Vision 2030 repose ainsi sur un Moyen-Orient pacifié et prospère, libéré des extrémismes, où le « doux commerce » se substituerait au choc violent des idéologies. Comme l'a encore souligné Adel al-Jubeir, l'Arabie saoudite « veut être un pays normal, où des gens normaux mènent une vie normale ».

La signature des accords d'Abraham entre Israël, les Émirats arabes unis et Bahreïn en août 2020, par lesquels ces deux derniers États normalisaient leurs relations avec l'État hébreu, a intensifié les efforts diplomatiques pour inciter l'Arabie saoudite à faire de même. Pour Israël, le basculement du royaume serait une « prise de guerre » d'une valeur inestimable, à la fois pour sa valeur symbolique forte et pour les perspectives économiques qu'elle ouvrirait. Pour l'Arabie saoudite, le gain serait également énorme d'autant que les États-Unis, pour obtenir ce ralliement, seraient prêts à accorder beaucoup aux Saoudiens : d'une part, une garantie de sécurité écrite équivalente à celle de l'Otan et une coopération très poussée en matière d'armement qui permettrait à l'Arabie saoudite de développer une véritable industrie de défense ; d'autre part, une assistance au développement d'une filière du nucléaire civil, qui garantirait la souveraineté énergétique du royaume et accélèrerait la transition vers les énergies renouvelables.

En somme, il s'agirait ni plus ni moins d'un remodelage complet de l'architecture de sécurité de la région.

Mais le 7 octobre a fait dérailler des discussions qui, semble-t-il, étaient déjà bien engagées. La campagne meurtrière menée par Israël à Gaza a contraint la diplomatie saoudienne à suspendre le processus. Contrairement aux Émiriens, qui se sont engagés sans regarder en arrière dans la normalisation, les dirigeants saoudiens doivent tenir compte de la sensibilité de leur propre population et du monde arabe dans son ensemble à la question palestinienne. C'est pourquoi la diplomatie saoudienne a rappelé à plusieurs reprises que la reconnaissance d'un chemin irréversible vers un État palestinien était la condition nécessaire de la normalisation : autant dire que nous en sommes désormais éloignés.

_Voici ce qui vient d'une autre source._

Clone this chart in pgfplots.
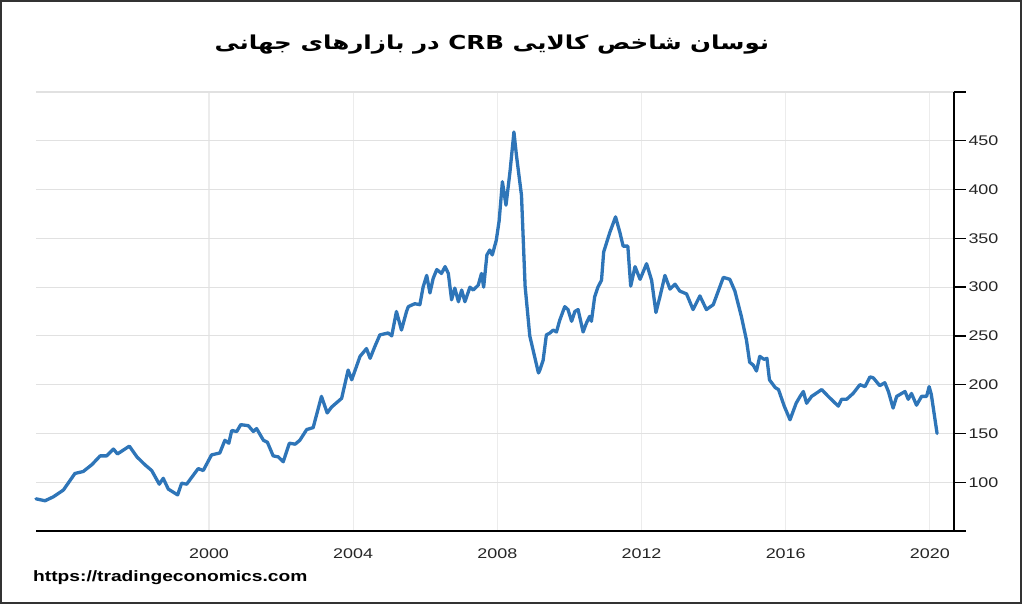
\documentclass[border=0pt]{standalone}
\usepackage{fontspec}
\usepackage{pgfplots}
\pgfplotsset{compat=1.18}
\setmainfont{Liberation Sans}[FakeStretch=1.28]
\newfontfamily\arabicfont[Script=Arabic,FakeStretch=1.28]{DejaVu Sans}
\TeXXeTstate=1
\definecolor{linec}{RGB}{46,117,184}
\definecolor{gridc}{RGB}{225,225,225}
\definecolor{vgridc}{RGB}{236,236,236}
\pgfplotstableread{
x y
1995.20 83
1995.45 81
1995.68 85
1995.96 92
1996.28 109
1996.51 111
1996.75 118
1996.98 127
1997.16 127
1997.35 134
1997.46 129
1997.79 137
1998.00 126
1998.22 118
1998.41 112
1998.62 98
1998.73 104
1998.87 93
1999.13 87
1999.24 99
1999.38 98
1999.70 114
1999.84 112
2000.07 128
2000.30 130
2000.44 143
2000.55 140
2000.63 153
2000.77 152
2000.88 159
2001.09 158
2001.23 152
2001.32 155
2001.51 143
2001.62 141
2001.78 127
2001.92 126
2002.06 121
2002.23 140
2002.39 139
2002.52 143
2002.71 154
2002.89 156
2003.12 188
2003.28 171
2003.40 177
2003.68 186
2003.86 215
2003.96 205
2004.19 229
2004.37 237
2004.47 227
2004.60 239
2004.74 251
2004.97 253
2005.07 250
2005.20 275
2005.34 256
2005.48 275
2005.53 280
2005.71 283
2005.85 282
2005.94 300
2006.04 312
2006.13 294
2006.22 309
2006.32 318
2006.45 314
2006.55 321
2006.64 314
2006.73 287
2006.82 299
2006.92 285
2007.01 297
2007.10 285
2007.24 300
2007.33 297
2007.47 302
2007.56 314
2007.62 300
2007.71 333
2007.79 338
2007.86 333
2007.97 348
2008.05 368
2008.14 408
2008.24 384
2008.35 418
2008.46 459
2008.53 435
2008.67 394
2008.77 301
2008.90 250
2009.14 212
2009.18 215
2009.27 225
2009.36 251
2009.46 253
2009.55 256
2009.64 254
2009.73 266
2009.87 280
2009.96 277
2010.06 265
2010.15 275
2010.24 277
2010.38 254
2010.47 263
2010.56 270
2010.61 265
2010.70 290
2010.79 300
2010.89 307
2010.95 336
2011.12 356
2011.28 372
2011.40 356
2011.49 342
2011.62 342
2011.70 301
2011.82 321
2011.96 308
2012.14 324
2012.28 307
2012.40 274
2012.51 290
2012.65 312
2012.79 298
2012.93 303
2013.06 296
2013.25 293
2013.43 277
2013.62 291
2013.80 277
2013.99 282
2014.27 310
2014.45 308
2014.59 296
2014.77 270
2014.91 246
2015.00 223
2015.10 220
2015.19 214
2015.28 229
2015.40 226
2015.48 227
2015.55 205
2015.71 197
2015.80 195
2015.96 178
2016.12 164
2016.29 181
2016.40 188
2016.49 193
2016.58 181
2016.72 188
2017.00 195
2017.18 188
2017.46 178
2017.55 185
2017.69 185
2017.87 191
2018.06 200
2018.20 198
2018.34 208
2018.43 207
2018.61 199
2018.75 202
2018.85 193
2018.98 176
2019.08 188
2019.31 193
2019.40 185
2019.49 191
2019.63 179
2019.77 188
2019.91 188
2019.98 198
2020.04 190
2020.20 150
}\crbdata
\begin{document}
\begin{tikzpicture}[x=1pt,y=1pt]
\useasboundingbox (0,0) rectangle (1024,-605);
\fill[white] (0,0) rectangle (1024,-605);
\draw[black!80,line width=1.5pt] (1,-1) rectangle (1021,-603);
\begin{axis}[
  at={(36pt,-531pt)}, anchor=south west,
  scale only axis, width=918pt, height=439pt,
  xmin=1995.20, xmax=2020.67, ymin=50, ymax=500,
  axis x line*=bottom, axis y line*=right,
  axis line style={black, line width=1.3pt},
  xtick={2000,2004,2008,2012,2016,2020},
  xticklabels={2000,2004,2008,2012,2016,2020},
  ytick={50,100,...,500},
  yticklabels={,100,150,200,250,300,350,400,450,},
  xtick style={draw=none},
  ytick style={black, line width=1.3pt},
  tick align=outside, major tick length=12pt,
  ymajorgrids, xmajorgrids,
  y grid style={gridc, line width=1.2pt},
  x grid style={vgridc, line width=1.2pt},
  tick label style={font=\fontsize{14}{14}\selectfont, text=black!85},
  yticklabel style={xshift=-1pt},
  xticklabel style={yshift=-2pt},
  clip=false,
]
\addplot[linec, line width=3.3pt, line join=round, line cap=round] table[x=x,y=y]{\crbdata};
\end{axis}
\node at (492,-45) {\arabicfont\bfseries\fontsize{19.2}{19.2}\selectfont\beginR نوسان شاخص کالایی CRB در بازارهای جهانی\endR};
\node[anchor=base west, inner sep=0pt] at (33,-581) {\bfseries\fontsize{15}{15}\selectfont https://tradingeconomics.com};
\end{tikzpicture}
\end{document}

Que peut faire la France dans ce contexte particulièrement sombre ? Nos entretiens nous ont convaincues que la voix de notre pays était attendue et entendue. Sur la question de la nécessité d'un État palestinien, les positions françaises et saoudiennes convergent, tout comme elles s'accordent sur la nécessité de contenir l'influence négative de l'Iran, au Liban, en Irak et en Palestine notamment.

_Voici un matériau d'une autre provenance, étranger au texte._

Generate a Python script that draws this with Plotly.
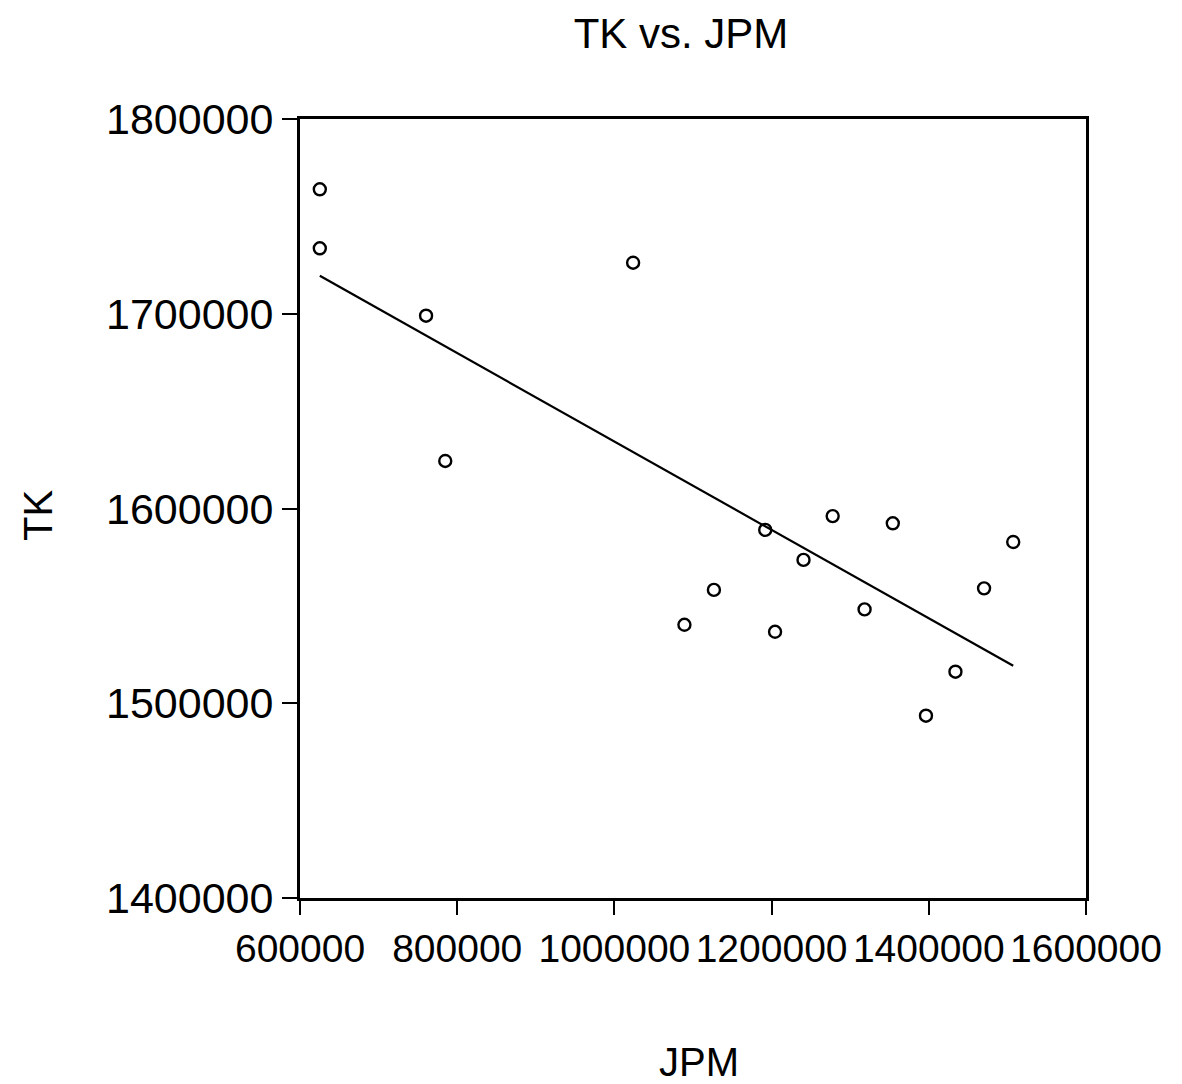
import numpy as np
import plotly.graph_objects as go

jpm = [625200, 625200, 760400, 784800, 1023800, 1089100, 1126600, 1191900, 1204400,
       1240600, 1277700, 1318300, 1354200, 1396400, 1433900, 1470300, 1507400]
tk = [1763900, 1733600, 1699000, 1624400, 1726200, 1540300, 1558200, 1589000, 1536700,
      1573600, 1596100, 1548200, 1592400, 1493600, 1516200, 1559000, 1582800]
x_ticks = [600000, 800000, 1000000, 1200000, 1400000, 1600000]
y_ticks = [1400000, 1500000, 1600000, 1700000, 1800000]

b, a = np.polyfit(jpm, tk, 1)
xl = np.array([min(jpm), max(jpm)])
yl = a + b * xl

FONT = "Liberation Sans, Arial, sans-serif"

fig = go.Figure()
fig.add_trace(go.Scatter(x=xl, y=yl, mode="lines", line=dict(color="black", width=2.2),
                         showlegend=False, hoverinfo="skip"))
fig.add_trace(go.Scatter(x=jpm, y=tk, mode="markers",
                         marker=dict(symbol="circle-open", size=12, color="black",
                                     line=dict(width=2.4, color="black")),
                         showlegend=False))

OFF = 8  # page offset of the plot div
W, H = 1174, 1076
# desired plot frame in page pixels
PL, PR, PT, PB = 300, 1086, 119, 898
L = PL - OFF
T = PT - OFF
R = W - (PR - OFF)
B = H - (PB - OFF)
pw, ph = W - L - R, H - T - B


def px(x):
    return (x - OFF - L) / pw


def py(y):
    return 1 - (y - OFF - T) / ph


fig.update_layout(
    width=W, height=H,
    margin=dict(l=L, r=R, t=T, b=B),
    paper_bgcolor="white", plot_bgcolor="white",
    font=dict(family=FONT, color="black", size=40),
    title=dict(text="TK vs. JPM", x=(681 - OFF) / W, xanchor="center", xref="container",
               y=1 - (33 - OFF) / H, yref="container", yanchor="middle",
               font=dict(family=FONT, size=42, color="black")),
    xaxis=dict(range=[600000, 1600000], tickvals=x_ticks,
               ticktext=[str(v) for v in x_ticks],
               showgrid=False, zeroline=False, showline=True, linecolor="black",
               linewidth=3, mirror=True, ticks="outside", ticklen=14, tickwidth=2,
               tickcolor="black", tickfont=dict(family=FONT, size=39)),
    yaxis=dict(range=[1400000, 1800000], tickvals=y_ticks,
               ticktext=[str(v) for v in y_ticks],
               showgrid=False, zeroline=False, showline=True, linecolor="black",
               linewidth=3, mirror=True, ticks="outside", ticklen=15, tickwidth=2,
               tickcolor="black", tickfont=dict(family=FONT, size=43)),
    annotations=[
        dict(text="JPM", xref="paper", yref="paper", x=px(699), y=py(1062),
             xanchor="center", yanchor="middle",
             showarrow=False, font=dict(family=FONT, size=40, color="black")),
        dict(text="TK", xref="paper", yref="paper", x=px(38), y=py(516),
             xanchor="center", yanchor="middle",
             textangle=-90, showarrow=False, font=dict(family=FONT, size=40, color="black")),
    ],
)

fig.write_html("out.html")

Nous proposons donc une initiative conjointe avec nos partenaires saoudiens - dans des formes qu'il appartiendra à nos diplomates de définir - pour réaffirmer la centralité, pour la résolution du conflit, de la reconnaissance d'un État palestinien. Elle nous semble possible et nécessaire à un moment où la diplomatie américaine, dont la voix est d'ordinaire prépondérante, est affaiblie par son échec à arrêter ou même ralentir le conflit, et par le contexte électoral aux États-Unis.

Nous ne nourrissons pas d'optimisme excessif sur ce que serait la réponse israélienne, le gouvernement Netanyahou se refusant à toute perspective d'un État palestinien. Toutefois, il nous semble qu'en faisant entendre sa voix, la France renouerait avec une capacité d'initiative qui a longtemps été la sienne dans cette région du monde ; quant à l'Arabie saoudite, elle réaffirmerait ainsi son rôle central dans le monde arabe et musulman. Les deux pays montreraient surtout leur volonté de jouer un rôle constructif dans le devenir du Moyen-Orient.

En ce qui me concerne, je suis confiante, car MBS est imprégné de la volonté de faire de l'Arabie saoudite un État central et pivot. Je rappelle que ce pays, tel que nous le connaissons aujourd'hui, est le fruit de la volonté de l'un de ses aïeux, qui, de 1903 à 1930, n'a eu de cesse de négocier pour que l'Arabie saoudite puisse exister. MBS souhaite désormais permettre au royaume d'acquérir une dimension culturelle en le reliant à son histoire et en s'éloignant de la vision purement religieuse dans laquelle était ancré son père. Cette volonté de rupture est aujourd'hui très prégnante. Néanmoins, ne nous y trompons pas : c'est une main de fer dans un gant de velours. Bien que nous observions de nombreux signes d'ouverture, il convient de garder à l'esprit la nature autocratique du régime.

Enfin, il nous a paru essentiel de donner les moyens à notre diplomatie sur place d'exploiter nos convergences avec le partenaire saoudien. Des besoins réels ont été identifiés pour répondre à l'expansion de nos partenariats avec l'Arabie saoudite. De plus, l'ambassade héberge également les agents de notre poste au Yémen, délocalisé à Riyad depuis 2015 en raison de la guerre. Cette cohabitation, si elle a facilité certaines synergies, induit une réduction de l'espace disponible, en contradiction avec l'évolution des activités. Il faut donc trouver une solution immobilière pérenne pour notre ambassade au Yémen, ainsi que pour la résidence de l'ambassadrice. Nous avons des diplomates compétents et, pour une très grande partie d'entre eux, arabophones. Donnons-leur les moyens d'exploiter ces atouts.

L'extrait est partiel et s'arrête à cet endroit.